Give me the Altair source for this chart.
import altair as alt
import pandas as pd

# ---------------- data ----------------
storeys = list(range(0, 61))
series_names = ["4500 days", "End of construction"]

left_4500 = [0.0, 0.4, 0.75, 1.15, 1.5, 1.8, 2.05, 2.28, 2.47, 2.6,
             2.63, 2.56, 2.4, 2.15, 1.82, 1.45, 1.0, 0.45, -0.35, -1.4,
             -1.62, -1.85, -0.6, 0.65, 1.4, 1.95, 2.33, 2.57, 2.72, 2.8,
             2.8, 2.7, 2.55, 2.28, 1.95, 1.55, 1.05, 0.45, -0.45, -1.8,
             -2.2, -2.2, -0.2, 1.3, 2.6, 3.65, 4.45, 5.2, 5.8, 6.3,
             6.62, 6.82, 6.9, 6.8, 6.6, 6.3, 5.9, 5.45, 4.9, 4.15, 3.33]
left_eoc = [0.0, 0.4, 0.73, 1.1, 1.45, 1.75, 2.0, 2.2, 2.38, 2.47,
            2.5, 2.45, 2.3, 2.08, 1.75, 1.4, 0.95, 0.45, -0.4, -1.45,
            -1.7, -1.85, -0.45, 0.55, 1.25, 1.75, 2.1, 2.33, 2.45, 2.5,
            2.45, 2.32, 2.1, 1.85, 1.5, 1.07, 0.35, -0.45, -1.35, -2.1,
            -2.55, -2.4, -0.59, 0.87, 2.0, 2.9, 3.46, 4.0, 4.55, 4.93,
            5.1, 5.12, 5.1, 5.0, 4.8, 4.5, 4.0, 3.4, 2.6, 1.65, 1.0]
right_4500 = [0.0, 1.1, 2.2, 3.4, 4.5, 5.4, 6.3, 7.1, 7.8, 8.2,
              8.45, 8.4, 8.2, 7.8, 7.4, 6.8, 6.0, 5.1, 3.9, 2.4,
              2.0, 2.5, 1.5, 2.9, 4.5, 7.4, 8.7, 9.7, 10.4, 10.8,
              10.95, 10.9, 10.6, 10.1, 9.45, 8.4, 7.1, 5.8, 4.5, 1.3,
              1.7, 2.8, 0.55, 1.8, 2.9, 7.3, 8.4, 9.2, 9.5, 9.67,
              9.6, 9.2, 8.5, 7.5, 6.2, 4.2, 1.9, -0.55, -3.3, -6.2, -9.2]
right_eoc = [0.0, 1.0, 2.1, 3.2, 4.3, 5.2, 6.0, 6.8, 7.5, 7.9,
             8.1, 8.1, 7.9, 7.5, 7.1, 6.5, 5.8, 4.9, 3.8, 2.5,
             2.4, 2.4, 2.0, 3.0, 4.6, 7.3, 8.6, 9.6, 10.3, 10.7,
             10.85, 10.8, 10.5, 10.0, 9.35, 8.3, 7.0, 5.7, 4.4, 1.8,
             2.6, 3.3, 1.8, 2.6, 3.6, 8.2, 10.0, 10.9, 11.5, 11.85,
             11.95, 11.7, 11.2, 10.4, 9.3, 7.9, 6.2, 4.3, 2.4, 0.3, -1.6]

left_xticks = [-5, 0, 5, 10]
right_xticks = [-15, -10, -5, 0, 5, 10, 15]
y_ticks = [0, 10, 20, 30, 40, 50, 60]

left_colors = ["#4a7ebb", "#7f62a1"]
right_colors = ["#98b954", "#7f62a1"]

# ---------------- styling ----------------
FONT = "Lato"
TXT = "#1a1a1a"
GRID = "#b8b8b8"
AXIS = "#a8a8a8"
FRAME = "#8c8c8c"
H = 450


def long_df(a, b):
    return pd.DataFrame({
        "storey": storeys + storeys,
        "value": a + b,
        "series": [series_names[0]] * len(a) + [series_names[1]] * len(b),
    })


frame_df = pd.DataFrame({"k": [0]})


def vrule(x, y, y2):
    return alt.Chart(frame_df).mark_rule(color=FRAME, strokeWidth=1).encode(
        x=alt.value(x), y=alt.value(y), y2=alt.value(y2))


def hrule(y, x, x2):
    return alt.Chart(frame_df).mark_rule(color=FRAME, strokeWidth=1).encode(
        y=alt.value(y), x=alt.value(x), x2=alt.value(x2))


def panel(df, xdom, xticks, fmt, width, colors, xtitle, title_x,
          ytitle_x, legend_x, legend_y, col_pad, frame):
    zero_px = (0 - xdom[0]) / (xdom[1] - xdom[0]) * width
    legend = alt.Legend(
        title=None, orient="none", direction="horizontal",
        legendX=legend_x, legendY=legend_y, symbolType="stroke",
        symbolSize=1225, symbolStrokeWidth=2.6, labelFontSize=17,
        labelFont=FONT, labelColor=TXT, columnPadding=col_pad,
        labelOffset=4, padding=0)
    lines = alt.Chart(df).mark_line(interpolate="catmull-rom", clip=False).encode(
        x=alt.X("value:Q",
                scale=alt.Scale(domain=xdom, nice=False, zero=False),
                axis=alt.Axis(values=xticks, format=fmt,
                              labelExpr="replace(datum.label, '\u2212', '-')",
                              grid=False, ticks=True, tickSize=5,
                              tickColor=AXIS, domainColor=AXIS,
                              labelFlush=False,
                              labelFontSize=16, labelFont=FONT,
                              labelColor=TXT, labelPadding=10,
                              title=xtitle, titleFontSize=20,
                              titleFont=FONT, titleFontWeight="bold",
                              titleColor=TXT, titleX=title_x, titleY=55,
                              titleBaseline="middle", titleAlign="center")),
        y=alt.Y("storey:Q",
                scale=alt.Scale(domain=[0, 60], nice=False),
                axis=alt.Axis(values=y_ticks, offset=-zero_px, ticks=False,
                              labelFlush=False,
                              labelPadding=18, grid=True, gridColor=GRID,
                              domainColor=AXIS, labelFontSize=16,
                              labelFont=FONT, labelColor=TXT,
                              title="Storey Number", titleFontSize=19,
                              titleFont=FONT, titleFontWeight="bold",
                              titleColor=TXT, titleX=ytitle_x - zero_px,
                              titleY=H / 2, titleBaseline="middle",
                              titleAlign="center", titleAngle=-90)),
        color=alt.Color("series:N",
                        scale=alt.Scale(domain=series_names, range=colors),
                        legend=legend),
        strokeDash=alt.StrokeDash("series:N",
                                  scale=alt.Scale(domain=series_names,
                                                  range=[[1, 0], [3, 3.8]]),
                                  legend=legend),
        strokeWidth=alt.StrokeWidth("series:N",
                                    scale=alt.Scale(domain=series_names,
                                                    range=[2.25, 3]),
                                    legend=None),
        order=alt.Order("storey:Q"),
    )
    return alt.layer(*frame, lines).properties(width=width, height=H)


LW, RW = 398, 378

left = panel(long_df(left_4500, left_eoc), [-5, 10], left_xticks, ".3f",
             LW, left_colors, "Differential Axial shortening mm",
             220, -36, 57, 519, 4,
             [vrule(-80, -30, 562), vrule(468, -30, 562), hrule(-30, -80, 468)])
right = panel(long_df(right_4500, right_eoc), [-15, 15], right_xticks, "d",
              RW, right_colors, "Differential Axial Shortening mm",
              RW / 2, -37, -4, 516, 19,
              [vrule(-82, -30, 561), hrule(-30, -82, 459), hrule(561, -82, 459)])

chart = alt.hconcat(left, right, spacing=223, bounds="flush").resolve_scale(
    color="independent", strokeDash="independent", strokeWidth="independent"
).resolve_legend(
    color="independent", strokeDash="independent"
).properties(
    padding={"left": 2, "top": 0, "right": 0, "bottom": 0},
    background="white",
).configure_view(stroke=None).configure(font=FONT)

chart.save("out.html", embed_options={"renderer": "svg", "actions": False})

****

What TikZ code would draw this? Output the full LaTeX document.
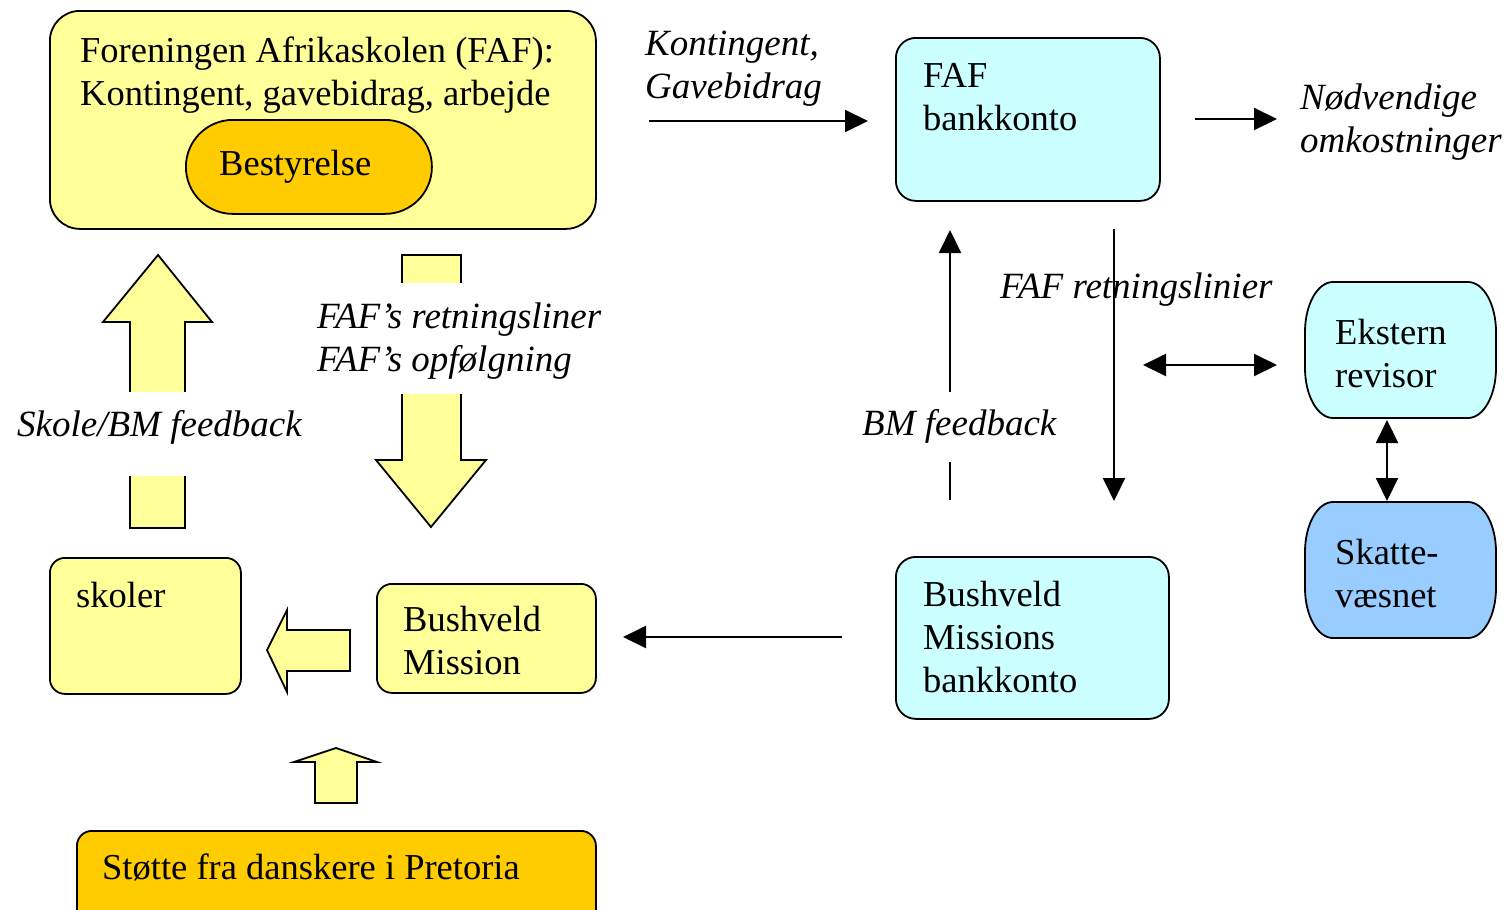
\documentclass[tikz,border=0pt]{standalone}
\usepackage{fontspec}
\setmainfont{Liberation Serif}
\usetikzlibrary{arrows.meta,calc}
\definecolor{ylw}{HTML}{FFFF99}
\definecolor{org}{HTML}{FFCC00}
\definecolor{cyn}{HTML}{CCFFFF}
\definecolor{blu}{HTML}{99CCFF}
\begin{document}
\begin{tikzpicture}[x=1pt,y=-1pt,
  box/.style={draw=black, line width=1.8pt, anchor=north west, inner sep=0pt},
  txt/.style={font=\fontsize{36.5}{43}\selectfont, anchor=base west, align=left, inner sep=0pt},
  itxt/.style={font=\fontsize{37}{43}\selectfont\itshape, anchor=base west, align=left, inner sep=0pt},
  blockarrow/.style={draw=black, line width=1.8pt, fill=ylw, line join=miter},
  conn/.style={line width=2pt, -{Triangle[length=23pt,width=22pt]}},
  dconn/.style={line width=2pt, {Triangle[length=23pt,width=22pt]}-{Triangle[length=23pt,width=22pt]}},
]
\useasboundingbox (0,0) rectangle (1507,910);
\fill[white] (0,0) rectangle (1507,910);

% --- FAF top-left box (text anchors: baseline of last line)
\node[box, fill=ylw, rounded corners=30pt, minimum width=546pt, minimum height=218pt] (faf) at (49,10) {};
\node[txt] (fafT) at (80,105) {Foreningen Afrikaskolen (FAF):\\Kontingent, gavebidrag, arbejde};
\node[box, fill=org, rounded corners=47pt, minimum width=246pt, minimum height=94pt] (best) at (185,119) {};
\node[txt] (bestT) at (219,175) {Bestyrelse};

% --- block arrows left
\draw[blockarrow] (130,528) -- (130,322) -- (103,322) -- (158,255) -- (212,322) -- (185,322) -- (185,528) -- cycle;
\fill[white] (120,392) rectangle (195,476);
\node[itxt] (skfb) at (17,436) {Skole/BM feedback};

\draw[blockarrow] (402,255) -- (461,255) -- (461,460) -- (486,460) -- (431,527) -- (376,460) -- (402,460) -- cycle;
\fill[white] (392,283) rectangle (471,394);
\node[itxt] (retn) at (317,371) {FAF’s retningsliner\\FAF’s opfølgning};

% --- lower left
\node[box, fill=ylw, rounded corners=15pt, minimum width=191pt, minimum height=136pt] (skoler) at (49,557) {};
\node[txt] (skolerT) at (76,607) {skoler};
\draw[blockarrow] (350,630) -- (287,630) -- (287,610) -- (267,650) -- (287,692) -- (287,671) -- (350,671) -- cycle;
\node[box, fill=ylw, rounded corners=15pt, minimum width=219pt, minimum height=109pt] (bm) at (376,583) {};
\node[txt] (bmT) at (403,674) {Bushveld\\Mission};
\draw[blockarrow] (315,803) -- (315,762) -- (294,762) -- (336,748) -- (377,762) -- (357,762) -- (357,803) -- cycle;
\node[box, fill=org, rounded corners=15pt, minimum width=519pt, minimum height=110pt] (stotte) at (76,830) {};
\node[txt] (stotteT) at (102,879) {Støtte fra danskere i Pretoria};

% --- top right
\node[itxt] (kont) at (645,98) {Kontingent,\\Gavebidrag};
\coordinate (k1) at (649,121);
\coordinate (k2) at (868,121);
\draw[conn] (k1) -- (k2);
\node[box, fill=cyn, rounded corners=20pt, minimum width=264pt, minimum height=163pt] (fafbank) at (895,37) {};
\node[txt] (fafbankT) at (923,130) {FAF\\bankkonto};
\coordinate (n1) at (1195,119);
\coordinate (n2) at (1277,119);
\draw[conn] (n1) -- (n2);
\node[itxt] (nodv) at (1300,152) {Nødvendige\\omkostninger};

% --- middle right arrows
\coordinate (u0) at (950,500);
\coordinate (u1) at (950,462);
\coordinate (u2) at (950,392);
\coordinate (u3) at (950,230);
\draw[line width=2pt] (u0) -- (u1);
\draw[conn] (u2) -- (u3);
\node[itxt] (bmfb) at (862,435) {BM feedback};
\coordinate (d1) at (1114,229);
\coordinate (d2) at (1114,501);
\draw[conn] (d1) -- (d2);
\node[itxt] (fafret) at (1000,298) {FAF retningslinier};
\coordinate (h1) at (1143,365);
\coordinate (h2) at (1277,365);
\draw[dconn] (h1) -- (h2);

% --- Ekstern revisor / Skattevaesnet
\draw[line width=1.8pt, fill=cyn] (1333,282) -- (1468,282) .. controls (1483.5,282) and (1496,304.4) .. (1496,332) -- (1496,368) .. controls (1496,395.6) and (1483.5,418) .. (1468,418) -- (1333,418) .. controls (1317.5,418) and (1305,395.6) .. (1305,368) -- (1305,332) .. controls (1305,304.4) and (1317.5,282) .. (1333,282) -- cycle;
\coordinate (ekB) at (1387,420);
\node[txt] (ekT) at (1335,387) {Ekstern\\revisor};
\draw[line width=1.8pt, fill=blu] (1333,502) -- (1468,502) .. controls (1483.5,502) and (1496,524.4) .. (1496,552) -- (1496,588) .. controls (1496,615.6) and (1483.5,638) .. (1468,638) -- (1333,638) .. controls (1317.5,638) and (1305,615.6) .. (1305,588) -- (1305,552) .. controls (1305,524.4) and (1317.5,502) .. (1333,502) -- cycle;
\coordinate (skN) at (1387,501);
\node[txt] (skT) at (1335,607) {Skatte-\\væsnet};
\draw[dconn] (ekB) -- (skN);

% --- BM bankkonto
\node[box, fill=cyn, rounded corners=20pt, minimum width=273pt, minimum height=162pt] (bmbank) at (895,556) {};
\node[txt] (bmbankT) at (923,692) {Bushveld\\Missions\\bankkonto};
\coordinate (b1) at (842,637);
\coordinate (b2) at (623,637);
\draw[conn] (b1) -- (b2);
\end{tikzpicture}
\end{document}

****

→ **GOAL**: Look above and copy only the lines from the one holding "What TikZ code" to the one holding "(retn) at (317,371)", both included, exactly, minus the pictures.

→ **RESULT OF THE EXERCISE**:
What TikZ code would draw this? Output the full LaTeX document.
\documentclass[tikz,border=0pt]{standalone}
\usepackage{fontspec}
\setmainfont{Liberation Serif}
\usetikzlibrary{arrows.meta,calc}
\definecolor{ylw}{HTML}{FFFF99}
\definecolor{org}{HTML}{FFCC00}
\definecolor{cyn}{HTML}{CCFFFF}
\definecolor{blu}{HTML}{99CCFF}
\begin{document}
\begin{tikzpicture}[x=1pt,y=-1pt,
  box/.style={draw=black, line width=1.8pt, anchor=north west, inner sep=0pt},
  txt/.style={font=\fontsize{36.5}{43}\selectfont, anchor=base west, align=left, inner sep=0pt},
  itxt/.style={font=\fontsize{37}{43}\selectfont\itshape, anchor=base west, align=left, inner sep=0pt},
  blockarrow/.style={draw=black, line width=1.8pt, fill=ylw, line join=miter},
  conn/.style={line width=2pt, -{Triangle[length=23pt,width=22pt]}},
  dconn/.style={line width=2pt, {Triangle[length=23pt,width=22pt]}-{Triangle[length=23pt,width=22pt]}},
]
\useasboundingbox (0,0) rectangle (1507,910);
\fill[white] (0,0) rectangle (1507,910);

% --- FAF top-left box (text anchors: baseline of last line)
\node[box, fill=ylw, rounded corners=30pt, minimum width=546pt, minimum height=218pt] (faf) at (49,10) {};
\node[txt] (fafT) at (80,105) {Foreningen Afrikaskolen (FAF):\\Kontingent, gavebidrag, arbejde};
\node[box, fill=org, rounded corners=47pt, minimum width=246pt, minimum height=94pt] (best) at (185,119) {};
\node[txt] (bestT) at (219,175) {Bestyrelse};

% --- block arrows left
\draw[blockarrow] (130,528) -- (130,322) -- (103,322) -- (158,255) -- (212,322) -- (185,322) -- (185,528) -- cycle;
\fill[white] (120,392) rectangle (195,476);
\node[itxt] (skfb) at (17,436) {Skole/BM feedback};

\draw[blockarrow] (402,255) -- (461,255) -- (461,460) -- (486,460) -- (431,527) -- (376,460) -- (402,460) -- cycle;
\fill[white] (392,283) rectangle (471,394);
\node[itxt] (retn) at (317,371) {FAF’s retningsliner\\FAF’s opfølgning};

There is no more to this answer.